Die Hard stars Bruce Willis, Bonnie Bedelia, Alan Rickman, and Reginald VelJohnson. It was directed by John McTiernan, who was mostly known for the film he’d directed the year before… Predator.

Bruce Willis was a fairly well-known person in 1988. He was in a pretty popular comedy/drama called Moonlighting at the time. But, in my opinion, this movie solidified him as a leading man in film.

Willis plays John McClane, a cop from New York who flies out to LA to spend Christmas with his family. His marriage has been on the rocks lately, and he’s hoping to get back into his wife’s good graces. His wife is Holly McClane (Bedelia). She has recently taken a job as an executive for the Nakatomi Corporation. They are having their Christmas party when John arrives. When he gets there, he goes to the bathroom just in time for some terrorists, led by Hans Gruber (Rickman), who want to steal the bearer bonds that the company has in their vault. They take the party-goers hostage except for John. Iit is up to him to stop the terrorists from killing any innocent victims and save his wife.

Before I tell you what I think of the movie (love it), I want to give you a bit of background info that I’ve always found interesting.

Die Hard was based on a novel called Nothing Lasts Forever, written by Roderick Thorpe in 1979. In the book, the main character’s name is Joe Leland. He is a retired New York City cop. He flies out to visit his daughter who is working for a big corporation, and they're having their Christmas party. The rest of it is pretty much the same. He even swings through the window just like Willis does in the film.

This is where it gets a little interesting. Nothing Lasts Forever was the sequel to another novel that Thorpe wrote in 1966 called The Detective. That book was made into a movie starring Frank Sinatra as Joe Leland. He had in his contract that if they ever decided to make a sequel to that film, he would get the first opportunity to reprise his role. So, honoring the contract, Fox offered the lead role in Die Hard to Frank Sinatra. Can you imagine ol’ Blue Eyes, in his late sixties, crawling through the ductwork in his undershirt and with his bleeding feet? It would have been something altogether different.

Luckily, Sinatra turned the role down. It was retooled into what we have now. Bruce Willis was chosen mainly because he was new and he was a lot cheaper than some of the big stars that were eyeing the role.

The rest is history.

Die Hard
is the perfect action movie. It has the gunfire, explosions, and fight scenes that you’d expect. But this was one of the first times I remember seeing humor so perfectly woven into a film in which the stakes were life and death. Willis had so many one-liners that it’s impossible to remember them all. And those little jokes did not detract from the tension. They actually made it feel more real. It made John McClane seem more like a real person. And that made the movie that much more intense.

And what can I say about Alan Rickman? He was one of my favorite actors. So many movies that I love he was a part of and just made them so much better by doing what he does best. The slow, methodical way he delivered his lines with just enough of an accent to make them seem more menacing was incredible. And this was the first movie that I ever remember seeing him in. If he had not been there, I don’t think this film would be the classic that I think of it as being today.

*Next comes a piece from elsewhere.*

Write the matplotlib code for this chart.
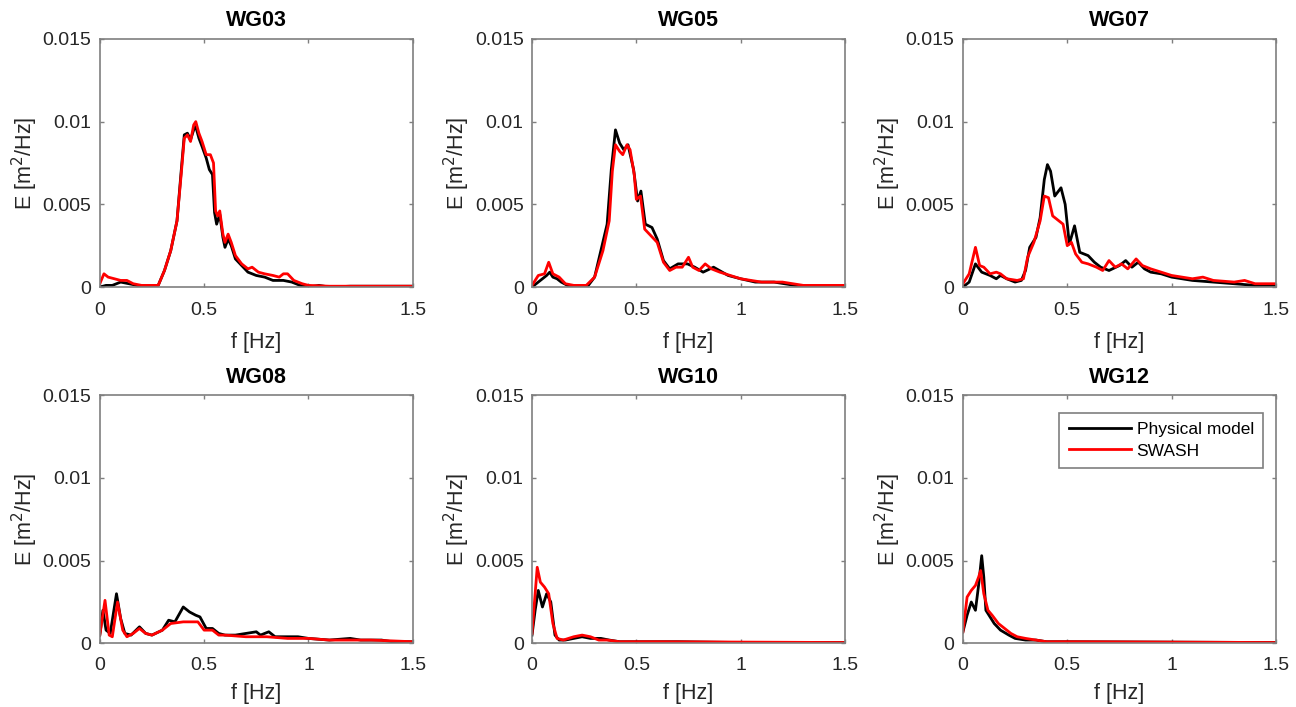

I really can’t do anything but gush over this movie. I watch it at least once a year. It was so well received, they made another one a couple of years later that was very good as well. It wasn’t AS good as sequels usually aren’t. But it was strong and stood on its own.

The third one though…wow! We’ll have to see in a week or so, but I think that one has a chance of making it on this list as well.

Then we get the stories of movies written to be Die Hard sequels and ended up becoming their own thing. You can see the origins coming from that original film. Under Siege (Die Hard on a ship). Speed (Die Hard on a bus). The list goes on.

And then there are the movies that were supposed to be other things and eventually were rewritten to put John McClane in them. Live Free or Die Hard and A Good Day to Die Hard both suffer because of that.

But there was a teenager that just happened to be in the room one night when his dad turned on the TV and started watching Die Hard…and that kid was hooked on stupid blow-em-up flicks ever since.